Benjamin’s biographers and many critics routinely claim nostalgia was “revolutionary” for his vision. And I agree. Though sometimes it also sounds desperate and anxious, as if to salvage his attentions from anything approaching the cul-de-sac of middle class subjectivity, etc. Yet what precisely one means by Revolution in terms of excavating the past is up for grabs. Benjamin absolutely refuted the idea of progress in history, politics, art as well as prophetic Marxism.
Three crucial texts help orient our sense of Benjamin’s own autobiographical exploits as a writer. The first was a more straightforward memoir called Berlin Chronicle that focused on people. The second, as well as its many subsequent revisions, would shift into montage and aphorism, and spend far more attention on objects and reveries.

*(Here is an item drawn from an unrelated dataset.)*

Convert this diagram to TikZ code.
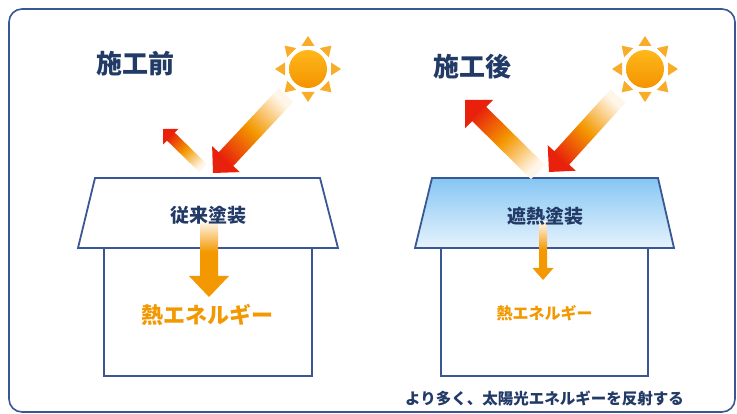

Let’s pause and look at the verbs in each of these opening sentences.
Berlin Chronicle (1932):
Now let me call back those who introduced me to the city.
Berlin Childhood around 1900 (1932):
The strip of light under the bedroom door in the evening, when the others were still up—wasn’t it the first signal of departure?
Berlin Childhood around 1900 (1938):
In 1932, when I was abroad, it began to be clear to me that I would soon have to bid a long, perhaps lasting farewell to the city of my birth.